Those Chardonnay-Sipping Cowboys


Watch out—even the rodeo is becoming more diverse.

The Houston Livestock Show and Rodeo, the largest rodeo in America, wrapped up three hectic weeks of events last month. The schedule included traditions such as bull riding, side-by-side with a full schedule of concerts and an international wine competition.

A wine competition at the rodeo? Some purists aren’t happy. Even though the competition actually takes place in November to select the wines to be served the following spring, many rodeo fans think it’s part of a campaign to systematically dilute the rodeo experience. In a sense, they’re correct. The organizers are trying to attract the largest possible audience—hence the appearance of performers such as Kiss, Janet Jackson and Lady Gaga. In addition, there’s a Black Heritage Day and a Go Tejano Day (many people believe that the latter event was scheduled after Harris County Sheriff Adrian Garcia withdrew as one of the parade’s grand marshals in 2009, presumably in protest over the rodeo’s lack of diversity). Visitors may now sip glasses of Chardonnay in a softly-lit wine garden, or visit a massage booth or a flower-arranging show.
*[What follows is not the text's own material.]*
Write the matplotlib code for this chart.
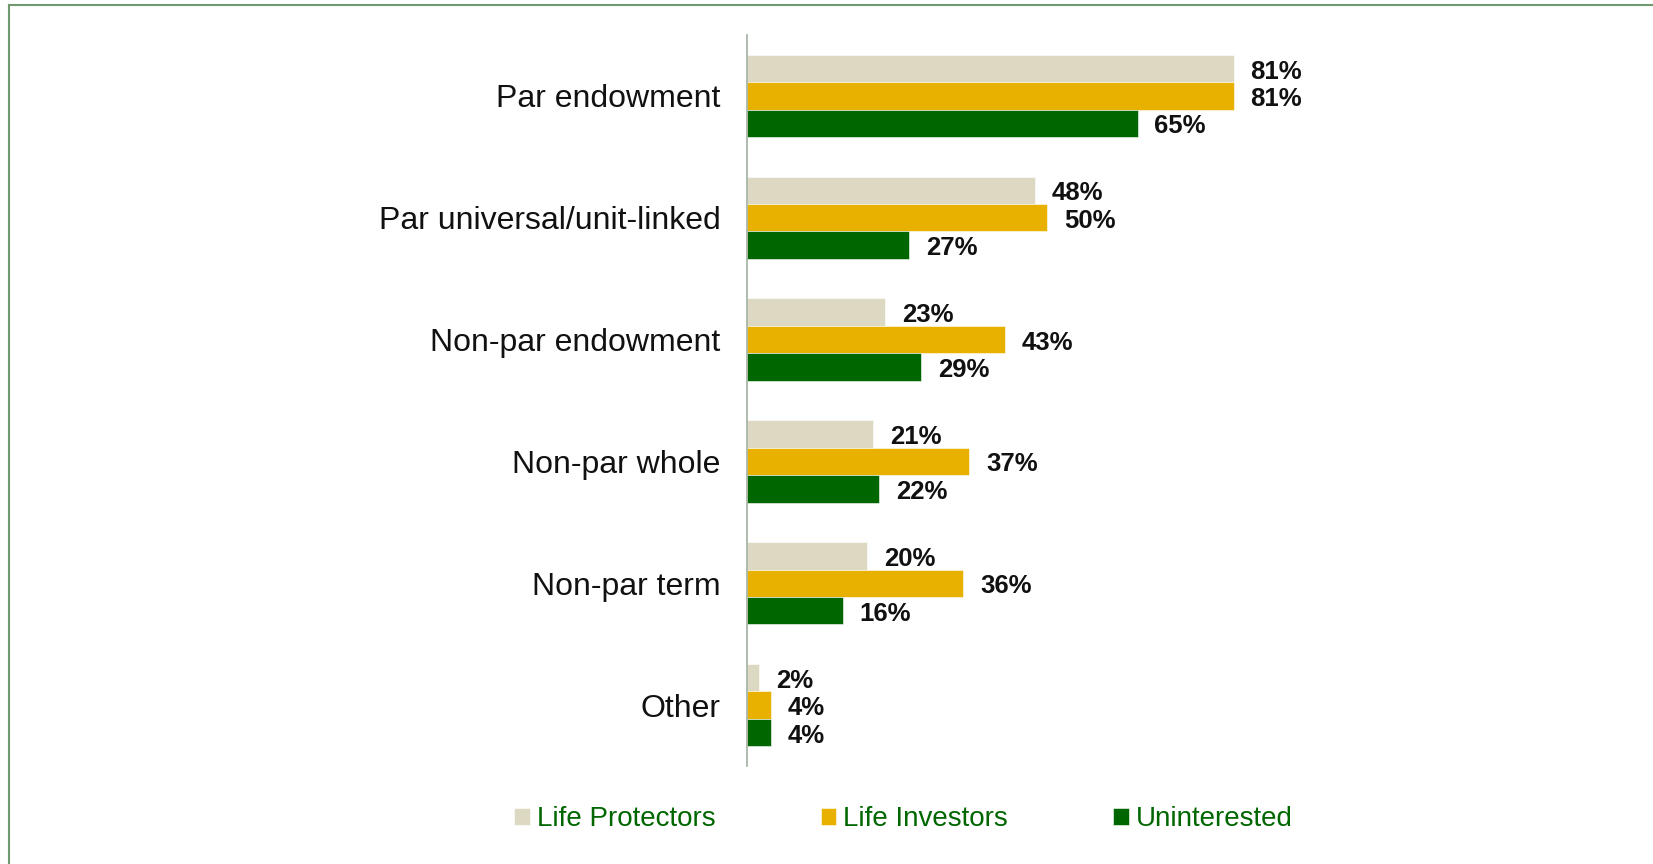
import numpy as np
import matplotlib
matplotlib.use("Agg")
import matplotlib.pyplot as plt
from matplotlib.lines import Line2D

plt.rcParams['font.family'] = ['Liberation Sans', 'DejaVu Sans']

categories = ["Par endowment", "Par universal/unit-linked", "Non-par endowment",
              "Non-par whole", "Non-par term", "Other"]
series_names = ["Life Protectors", "Life Investors", "Uninterested"]
life_protectors = [81, 48, 23, 21, 20, 2]
life_investors = [81, 50, 43, 37, 36, 4]
uninterested = [65, 27, 29, 22, 16, 4]
colors = ["#DDD8C2", "#E8B100", "#006600"]

fig = plt.figure(figsize=(16.53, 8.64), dpi=100)
ax = fig.add_axes([0.4519, 0.1134, 0.4362, 0.8461])

y = np.arange(len(categories))
h = 0.225
bars = []
for k, (vals, name, col) in enumerate(zip([life_protectors, life_investors, uninterested],
                                           series_names, colors)):
    b = ax.barh(y + (k - 1) * h, vals, height=h, color=col, label=name,
                edgecolor="white", linewidth=0.4)
    anns = ax.bar_label(b, labels=[f"{v}%" for v in vals], padding=12,
                        fontsize=18.5, fontweight="bold", color="#111111")
    for a in anns:
        a.xyann = (12, -2.2)   # nudge down a bit like the original
    bars.append(b)

ax.set_xlim(0, 120)
ax.set_ylim(5.5, -0.5)
ax.set_yticks(y)
ax.set_yticklabels(categories, fontsize=23, color="#111111")
ax.tick_params(axis="y", length=0, pad=19)
ax.set_xticks([])
for s in ["top", "right", "bottom"]:
    ax.spines[s].set_visible(False)
ax.spines["left"].set_color("#9FAF9F")
ax.spines["left"].set_linewidth(1.2)

leg = fig.legend(handles=bars, labels=series_names, loc="center",
                 bbox_to_anchor=(0.5465, 0.052), ncol=3, frameon=False,
                 fontsize=20, handlelength=0.55, handleheight=0.55,
                 handletextpad=0.25, columnspacing=3.8)
for t in leg.get_texts():
    t.set_color("#006600")

# outer border of the slide
fig.add_artist(Line2D([0.0054, 0.0054], [0.0, 0.9942], transform=fig.transFigure,
                      color="#6F9A6F", linewidth=1.5))
fig.add_artist(Line2D([0.0054, 1.0], [0.9942, 0.9942], transform=fig.transFigure,
                      color="#6F9A6F", linewidth=1.5))

fig.savefig("out.png", dpi=100, facecolor="white")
This year, the Professional Rodeo Cowboys Association refused to recognize the Houston event, which meant that points earned by cowboys wouldn’t count toward the national finals. In order for it to be a rodeo, according to the Association, all six of the traditional competitions had to be included. The Houston rodeo eliminated calf roping and steer wrestling from the grand finale, for fear that it would make some observers uncomfortable.

The fact is that, even in Texas, urban centers are becoming more populous as rural areas thin out. Even though the rules now mandate that cowboys stop roping if an animal seems injured, the average suburbanite isn’t likely to spend six hours watching steers being tied up. It’s a far cry from the Houston rodeo’s founding in 1931, when Gene Autry was the master of ceremonies.

Of course, the rodeo won’t become really interesting until the cowboys themselves participate in the wine competition, or until wine experts start roping steers, but we’re probably a few decades away from that.